The complaint alleges that Inamed failed to record a $1.4 million interest expense relating to a waiver of an indenture default and thus materially overstated income and shareholder equity for the quarter ended June 30, 1996. McGhan signed the Form 10-Q and knew or was reckless in not knowing that it contained false and misleading financial statements. For the quarter ended September 30, 1996, the complaint alleges that McGhan knowingly or recklessly caused Inamed to improperly reduce the allowance for product returns by nearly $1.9 million from the prior quarter, which resulted in material overstatements in Inamed's pre-tax income and shareholder equity.
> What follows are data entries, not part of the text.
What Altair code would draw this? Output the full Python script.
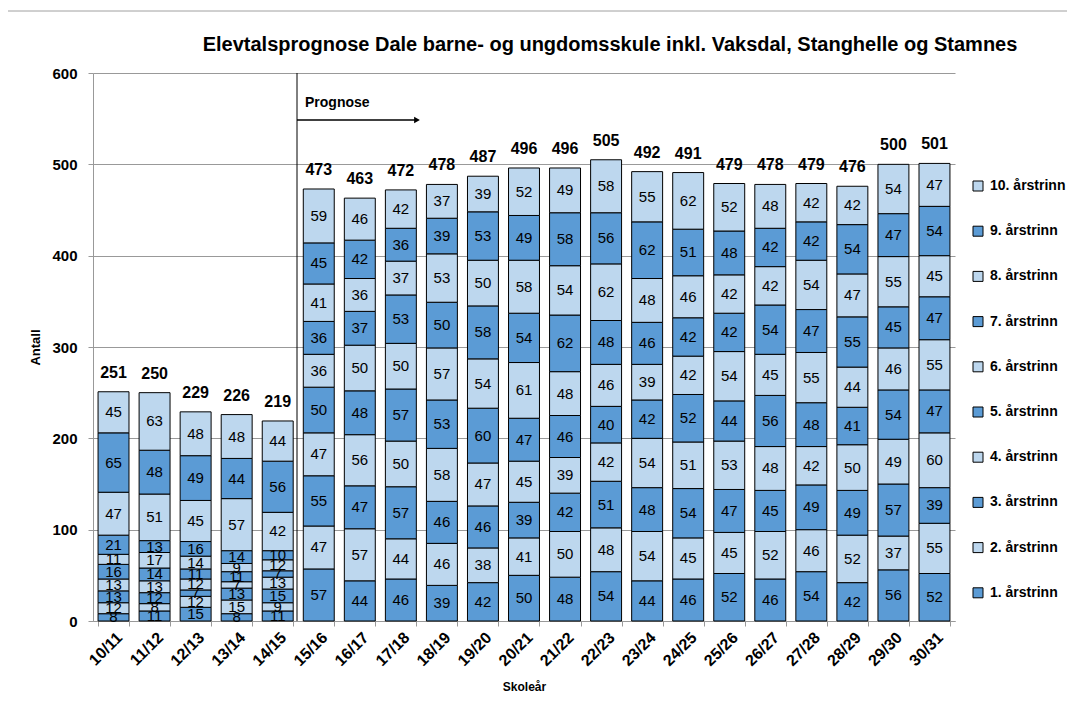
import altair as alt
import pandas as pd

years = ["10/11", "11/12", "12/13", "13/14", "14/15", "15/16", "16/17", "17/18",
         "18/19", "19/20", "20/21", "21/22", "22/23", "23/24", "24/25", "25/26",
         "26/27", "27/28", "28/29", "29/30", "30/31"]

grade_labels = [f"{i}. årstrinn" for i in range(1, 11)]

g1 = [8, 11, 15, 8, 11, 57, 44, 46, 39, 42, 50, 48, 54, 44, 46, 52, 46, 54, 42, 56, 52]
g2 = [12, 8, 12, 15, 9, 47, 57, 44, 46, 38, 41, 50, 48, 54, 45, 45, 52, 46, 52, 37, 55]
g3 = [13, 12, 7, 13, 15, 55, 47, 57, 46, 46, 39, 42, 51, 48, 54, 47, 45, 49, 49, 57, 39]
g4 = [13, 13, 12, 7, 13, 47, 56, 50, 58, 47, 45, 39, 42, 54, 51, 53, 48, 42, 50, 49, 60]
g5 = [16, 14, 11, 11, 7, 50, 48, 57, 53, 60, 47, 46, 40, 42, 52, 44, 56, 48, 41, 54, 47]
g6 = [11, 17, 14, 9, 12, 36, 50, 50, 57, 54, 61, 48, 46, 39, 42, 54, 45, 55, 44, 46, 55]
g7 = [21, 13, 16, 14, 10, 36, 37, 53, 50, 58, 54, 62, 48, 46, 42, 42, 54, 47, 55, 45, 47]
g8 = [47, 51, 45, 57, 42, 41, 36, 37, 53, 50, 58, 54, 62, 48, 46, 42, 42, 54, 47, 55, 45]
g9 = [65, 48, 49, 44, 56, 45, 42, 36, 39, 53, 49, 58, 56, 62, 51, 48, 42, 42, 54, 47, 54]
g10 = [45, 63, 48, 48, 44, 59, 46, 42, 37, 39, 52, 49, 58, 55, 62, 52, 48, 42, 42, 54, 47]

series = [g1, g2, g3, g4, g5, g6, g7, g8, g9, g10]

title_text = "Elevtalsprognose Dale barne- og ungdomsskule inkl. Vaksdal, Stanghelle og Stamnes"

rows = []
for gi, vals in enumerate(series):
    for y, v in zip(years, vals):
        rows.append({"year": y, "grade": grade_labels[gi], "gnum": gi + 1, "value": v})
df = pd.DataFrame(rows)

DARK = "#5B9BD5"
LIGHT = "#BDD7EE"
GRID = "#999999"
FONT = "Liberation Sans"

W, H = 862, 548

legend_domain = grade_labels[::-1]
legend_range = [LIGHT if (int(g.split(".")[0]) % 2 == 0) else DARK for g in legend_domain]

x_enc = alt.X("year:N", sort=years,
              scale=alt.Scale(paddingInner=0.246, paddingOuter=0.123),
              axis=alt.Axis(title="Skoleår", labelAngle=-45, labelFontWeight="bold",
                            labelFontSize=16, labelFont=FONT, tickBand="extent",
                            tickColor=GRID, domainColor=GRID, tickSize=5,
                            titleFont=FONT, titleFontSize=12, titleFontWeight="bold",
                            titleY=65, titleBaseline="middle", labelPadding=3))

y_scale = alt.Scale(domain=[0, 600])

base = alt.Chart(df)

bars = base.mark_bar(stroke="black", strokeWidth=1).encode(
    x=x_enc,
    y=alt.Y("value:Q", stack="zero", scale=y_scale,
            axis=alt.Axis(title="Antall", values=[0, 100, 200, 300, 400, 500, 600],
                          labelFontWeight="bold", labelFontSize=15, labelFont=FONT,
                          gridColor=GRID, domainColor=GRID, tickColor=GRID,
                          tickSize=5, titleFont=FONT, titleFontSize=13,
                          titleFontWeight="bold", titleX=-51, labelPadding=11)),
    color=alt.Color("grade:N", scale=alt.Scale(domain=legend_domain, range=legend_range),
                    legend=alt.Legend(title=None, orient="none", legendX=878, legendY=106,
                                      symbolType="square", symbolSize=100,
                                      symbolStrokeColor="black", symbolStrokeWidth=1,
                                      labelFont=FONT, labelFontSize=14, labelFontWeight="bold",
                                      rowPadding=31.2, labelOffset=5)),
    order=alt.Order("gnum:Q", sort="ascending"),
)

seg_text = base.transform_stack(
    stack="value", groupby=["year"], as_=["v0", "v1"],
    sort=[alt.SortField("gnum", order="ascending")]
).transform_calculate(
    mid="(datum.v0 + datum.v1) / 2"
).mark_text(font=FONT, fontSize=15, color="black", baseline="middle").encode(
    x=alt.X("year:N", sort=years),
    y=alt.Y("mid:Q", scale=y_scale),
    text="value:Q",
)

totals = base.transform_aggregate(
    total="sum(value)", groupby=["year"]
).mark_text(font=FONT, fontSize=16, fontWeight="bold", color="black",
            baseline="alphabetic", dy=-14).encode(
    x=alt.X("year:N", sort=years),
    y=alt.Y("total:Q", scale=y_scale),
    text="total:Q",
)

one = pd.DataFrame({"k": [0]})
ann = alt.Chart(one)

vline = ann.mark_rule(color="black", strokeWidth=1).encode(
    x=alt.value(204), y=alt.value(0), y2=alt.value(H))
arrow = ann.mark_rule(color="black", strokeWidth=1.5).encode(
    x=alt.value(204), x2=alt.value(322), y=alt.value(47))
head = ann.mark_point(shape="triangle-right", filled=True, color="black", size=45,
                      opacity=1).encode(x=alt.value(324), y=alt.value(47))
prog = ann.mark_text(text="Prognose", font=FONT, fontSize=14, fontWeight="bold",
                     align="left", baseline="middle", color="black").encode(
    x=alt.value(212), y=alt.value(30))
title = ann.mark_text(text=title_text, font=FONT, fontSize=20, fontWeight="bold",
                      align="center", baseline="middle", color="black").encode(
    x=alt.value(517), y=alt.value(-28))
frame_top = ann.mark_rule(color="#A0A0A0", strokeWidth=1).encode(
    x=alt.value(-88), x2=alt.value(1000), y=alt.value(-62))

chart = alt.layer(frame_top, bars, seg_text, totals, vline, arrow, head,
                  prog, title).properties(
    width=W, height=H,
    autosize=alt.AutoSizeParams(type="none"),
    padding={"left": 85, "top": 65, "right": 112, "bottom": 72},
).configure_view(stroke=None).configure_axis(
    labelColor="black", titleColor="black"
).configure_legend(labelColor="black")

chart.save("out.html", embed_options={"renderer": "svg", "actions": False})
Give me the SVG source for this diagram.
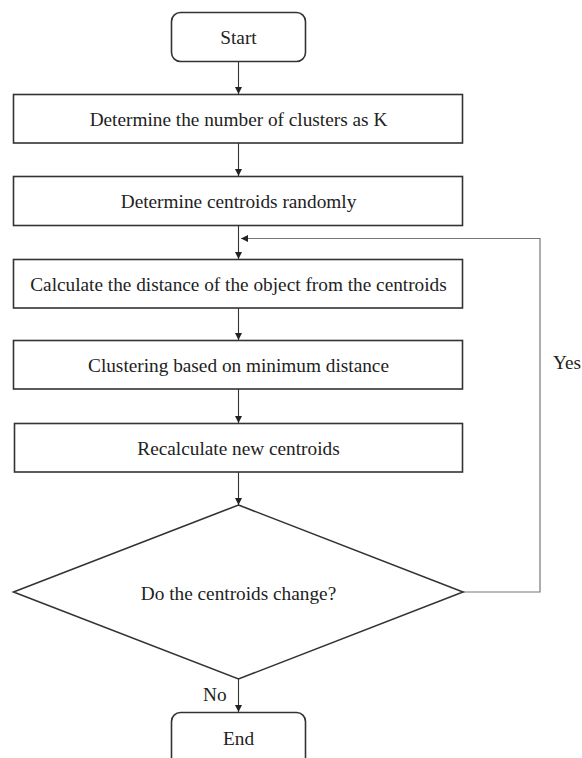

The complaint also alleges that between May and September 1997, McGhan was unable to resolve Inamed's several outstanding issues with its auditors. On September 9, 1997, over five months after the required filing date, McGhan reviewed and authorized Inamed's filing of its Annual Report on Form 10-K with unaudited financial statements. Where the auditor's report should have been located in the Form 10-K, Inamed simply inserted the notation "To Come." McGhan caused Inamed to make the filing without informing its auditors, whose work on the audit continued, and without a chief financial officer to review the financial statements. Inamed again understated its allowance for product returns and incorrectly recorded a deferred tax asset of $2,022,382. Moreover, Inamed failed properly to account for its intercompany transfers of inventory and the concomitant elimination of intercompany profit, resulting in approximately a $1.2 million overstatement of inventories and gross profit. The cumulative effect of these misstatements was that Inamed reported a net loss of $7,071,660, or $0.91 per share, when it should have reported a net loss of at least $11,379,000, or $1.46 per share, a 60% understatement. Thus, had Inamed correctly reported its losses, the company's losses on a per share basis would have increased substantially from the prior year, rather than remaining the same. The complaint alleges that McGhan knew or was reckless in not knowing that Inamed's unaudited financial statements in its 1996 Form 10-K were false and misleading. Inamed also failed to disclose a related party transaction between the company and an entity controlled by McGhan.
The complaint also alleges that in connection with a default of a covenant relating to approximately $6 million of convertible debentures issued in January 1997, Inamed, at the direction of McGhan, failed to disclose either the default or the additional costs associated with the default in its quarterly reports for the periods ended March 31, June 30 and September 30, 1997. As a result Inamed failed to report interest expense of $192,067 for the period ended March 31, 1997, $736,000 for the six months ended June 30, 1997 and $1.2 million for the nine months ended September 30, 1997. The default costs alone caused Inamed's income to be materially overstated in each of its 1997 Form 10-Qs.
In a related cease-and-desist proceeding, In the Matter of Inamed Corporation (Admin. Proc. No. 3-9976, August 17, 1999), the Commission entered a settled order against Inamed Corporation ordering it to cease-and-desist from violations from Sections 10(b), 13(B)(2)(A) and 13(B)(2)(B) of the Exchange Act and Rule 10b-5 thereunder.